#### Exercise prompt
Do not include the pictures; repeat the rest of the data exactly.

======== Provided material

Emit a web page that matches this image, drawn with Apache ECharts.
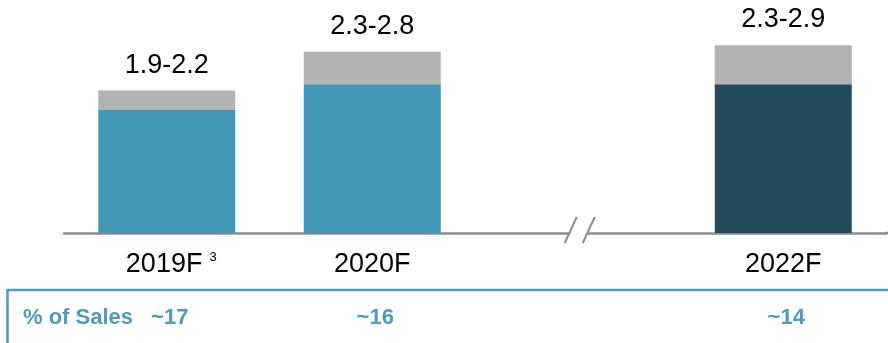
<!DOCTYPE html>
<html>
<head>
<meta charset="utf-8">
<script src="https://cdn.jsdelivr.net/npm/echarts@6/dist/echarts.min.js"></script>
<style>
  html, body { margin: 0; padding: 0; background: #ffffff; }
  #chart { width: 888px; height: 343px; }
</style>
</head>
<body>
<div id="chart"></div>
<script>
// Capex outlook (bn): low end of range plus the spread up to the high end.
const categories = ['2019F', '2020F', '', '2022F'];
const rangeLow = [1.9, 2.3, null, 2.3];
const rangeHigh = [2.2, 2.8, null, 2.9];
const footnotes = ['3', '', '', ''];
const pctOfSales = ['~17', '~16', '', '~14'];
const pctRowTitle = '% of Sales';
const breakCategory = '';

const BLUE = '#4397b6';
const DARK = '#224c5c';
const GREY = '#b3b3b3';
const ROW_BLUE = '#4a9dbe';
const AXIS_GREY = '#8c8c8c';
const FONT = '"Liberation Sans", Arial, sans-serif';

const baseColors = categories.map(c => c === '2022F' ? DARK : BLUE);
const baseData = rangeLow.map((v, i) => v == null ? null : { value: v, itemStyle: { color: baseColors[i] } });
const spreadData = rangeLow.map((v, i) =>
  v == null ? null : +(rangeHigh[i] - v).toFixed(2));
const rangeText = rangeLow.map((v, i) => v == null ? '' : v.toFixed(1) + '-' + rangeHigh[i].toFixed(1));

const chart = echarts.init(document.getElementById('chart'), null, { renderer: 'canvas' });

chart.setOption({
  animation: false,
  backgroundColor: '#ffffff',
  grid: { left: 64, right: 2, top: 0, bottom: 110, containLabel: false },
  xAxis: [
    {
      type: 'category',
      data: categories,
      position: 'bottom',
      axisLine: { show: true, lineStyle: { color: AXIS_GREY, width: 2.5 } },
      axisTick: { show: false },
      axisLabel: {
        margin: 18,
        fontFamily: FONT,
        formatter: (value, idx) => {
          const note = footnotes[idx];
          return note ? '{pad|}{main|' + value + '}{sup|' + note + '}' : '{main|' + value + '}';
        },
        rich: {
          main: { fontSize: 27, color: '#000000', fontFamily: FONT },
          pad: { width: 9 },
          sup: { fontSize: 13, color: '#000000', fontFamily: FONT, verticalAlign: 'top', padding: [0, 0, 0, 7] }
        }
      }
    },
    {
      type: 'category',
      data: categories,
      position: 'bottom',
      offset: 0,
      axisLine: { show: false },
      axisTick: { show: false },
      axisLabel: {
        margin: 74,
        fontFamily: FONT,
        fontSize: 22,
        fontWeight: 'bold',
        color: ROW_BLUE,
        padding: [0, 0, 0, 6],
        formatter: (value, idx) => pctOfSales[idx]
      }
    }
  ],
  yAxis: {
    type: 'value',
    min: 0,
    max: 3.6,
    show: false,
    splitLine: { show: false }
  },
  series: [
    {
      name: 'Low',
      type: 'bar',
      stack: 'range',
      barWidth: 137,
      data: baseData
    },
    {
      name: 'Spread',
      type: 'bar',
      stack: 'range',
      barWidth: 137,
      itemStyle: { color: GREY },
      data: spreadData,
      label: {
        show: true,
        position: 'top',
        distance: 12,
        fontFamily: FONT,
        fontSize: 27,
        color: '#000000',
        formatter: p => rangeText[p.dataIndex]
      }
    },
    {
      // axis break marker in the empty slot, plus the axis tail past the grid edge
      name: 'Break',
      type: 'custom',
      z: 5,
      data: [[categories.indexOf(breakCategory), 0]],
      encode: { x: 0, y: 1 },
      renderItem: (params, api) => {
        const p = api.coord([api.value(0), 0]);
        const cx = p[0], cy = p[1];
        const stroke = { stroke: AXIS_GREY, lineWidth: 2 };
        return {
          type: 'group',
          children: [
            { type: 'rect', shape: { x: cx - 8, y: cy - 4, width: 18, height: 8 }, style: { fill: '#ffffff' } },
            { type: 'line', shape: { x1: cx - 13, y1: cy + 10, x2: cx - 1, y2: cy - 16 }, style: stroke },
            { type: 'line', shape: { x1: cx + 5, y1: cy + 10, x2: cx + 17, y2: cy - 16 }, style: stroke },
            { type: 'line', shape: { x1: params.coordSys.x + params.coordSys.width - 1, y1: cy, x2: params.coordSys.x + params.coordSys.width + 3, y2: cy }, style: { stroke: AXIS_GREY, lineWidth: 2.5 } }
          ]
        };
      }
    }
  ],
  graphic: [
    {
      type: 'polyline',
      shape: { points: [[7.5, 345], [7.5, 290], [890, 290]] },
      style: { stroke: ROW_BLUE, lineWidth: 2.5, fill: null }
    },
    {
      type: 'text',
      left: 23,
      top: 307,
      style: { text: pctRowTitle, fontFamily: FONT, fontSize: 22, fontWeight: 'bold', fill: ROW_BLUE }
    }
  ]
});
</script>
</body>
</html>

================

#### Right answer
Emit a web page that matches this image, drawn with Apache ECharts.
<!DOCTYPE html>
<html>
<head>
<meta charset="utf-8">
<script src="https://cdn.jsdelivr.net/npm/echarts@6/dist/echarts.min.js"></script>
<style>
  html, body { margin: 0; padding: 0; background: #ffffff; }
  #chart { width: 888px; height: 343px; }
</style>
</head>
<body>
<div id="chart"></div>
<script>
// Capex outlook (bn): low end of range plus the spread up to the high end.
const categories = ['2019F', '2020F', '', '2022F'];
const rangeLow = [1.9, 2.3, null, 2.3];
const rangeHigh = [2.2, 2.8, null, 2.9];
const footnotes = ['3', '', '', ''];
const pctOfSales = ['~17', '~16', '', '~14'];
const pctRowTitle = '% of Sales';
const breakCategory = '';

const BLUE = '#4397b6';
const DARK = '#224c5c';
const GREY = '#b3b3b3';
const ROW_BLUE = '#4a9dbe';
const AXIS_GREY = '#8c8c8c';
const FONT = '"Liberation Sans", Arial, sans-serif';

const baseColors = categories.map(c => c === '2022F' ? DARK : BLUE);
const baseData = rangeLow.map((v, i) => v == null ? null : { value: v, itemStyle: { color: baseColors[i] } });
const spreadData = rangeLow.map((v, i) =>
  v == null ? null : +(rangeHigh[i] - v).toFixed(2));
const rangeText = rangeLow.map((v, i) => v == null ? '' : v.toFixed(1) + '-' + rangeHigh[i].toFixed(1));

const chart = echarts.init(document.getElementById('chart'), null, { renderer: 'canvas' });

chart.setOption({
  animation: false,
  backgroundColor: '#ffffff',
  grid: { left: 64, right: 2, top: 0, bottom: 110, containLabel: false },
  xAxis: [
    {
      type: 'category',
      data: categories,
      position: 'bottom',
      axisLine: { show: true, lineStyle: { color: AXIS_GREY, width: 2.5 } },
      axisTick: { show: false },
      axisLabel: {
        margin: 18,
        fontFamily: FONT,
        formatter: (value, idx) => {
          const note = footnotes[idx];
          return note ? '{pad|}{main|' + value + '}{sup|' + note + '}' : '{main|' + value + '}';
        },
        rich: {
          main: { fontSize: 27, color: '#000000', fontFamily: FONT },
          pad: { width: 9 },
          sup: { fontSize: 13, color: '#000000', fontFamily: FONT, verticalAlign: 'top', padding: [0, 0, 0, 7] }
        }
      }
    },
    {
      type: 'category',
      data: categories,
      position: 'bottom',
      offset: 0,
      axisLine: { show: false },
      axisTick: { show: false },
      axisLabel: {
        margin: 74,
        fontFamily: FONT,
        fontSize: 22,
        fontWeight: 'bold',
        color: ROW_BLUE,
        padding: [0, 0, 0, 6],
        formatter: (value, idx) => pctOfSales[idx]
      }
    }
  ],
  yAxis: {
    type: 'value',
    min: 0,
    max: 3.6,
    show: false,
    splitLine: { show: false }
  },
  series: [
    {
      name: 'Low',
      type: 'bar',
      stack: 'range',
      barWidth: 137,
      data: baseData
    },
    {
      name: 'Spread',
      type: 'bar',
      stack: 'range',
      barWidth: 137,
      itemStyle: { color: GREY },
      data: spreadData,
      label: {
        show: true,
        position: 'top',
        distance: 12,
        fontFamily: FONT,
        fontSize: 27,
        color: '#000000',
        formatter: p => rangeText[p.dataIndex]
      }
    },
    {
      // axis break marker in the empty slot, plus the axis tail past the grid edge
      name: 'Break',
      type: 'custom',
      z: 5,
      data: [[categories.indexOf(breakCategory), 0]],
      encode: { x: 0, y: 1 },
      renderItem: (params, api) => {
        const p = api.coord([api.value(0), 0]);
        const cx = p[0], cy = p[1];
        const stroke = { stroke: AXIS_GREY, lineWidth: 2 };
        return {
          type: 'group',
          children: [
            { type: 'rect', shape: { x: cx - 8, y: cy - 4, width: 18, height: 8 }, style: { fill: '#ffffff' } },
            { type: 'line', shape: { x1: cx - 13, y1: cy + 10, x2: cx - 1, y2: cy - 16 }, style: stroke },
            { type: 'line', shape: { x1: cx + 5, y1: cy + 10, x2: cx + 17, y2: cy - 16 }, style: stroke },
            { type: 'line', shape: { x1: params.coordSys.x + params.coordSys.width - 1, y1: cy, x2: params.coordSys.x + params.coordSys.width + 3, y2: cy }, style: { stroke: AXIS_GREY, lineWidth: 2.5 } }
          ]
        };
      }
    }
  ],
  graphic: [
    {
      type: 'polyline',
      shape: { points: [[7.5, 345], [7.5, 290], [890, 290]] },
      style: { stroke: ROW_BLUE, lineWidth: 2.5, fill: null }
    },
    {
      type: 'text',
      left: 23,
      top: 307,
      style: { text: pctRowTitle, fontFamily: FONT, fontSize: 22, fontWeight: 'bold', fill: ROW_BLUE }
    }
  ]
});
</script>
</body>
</html>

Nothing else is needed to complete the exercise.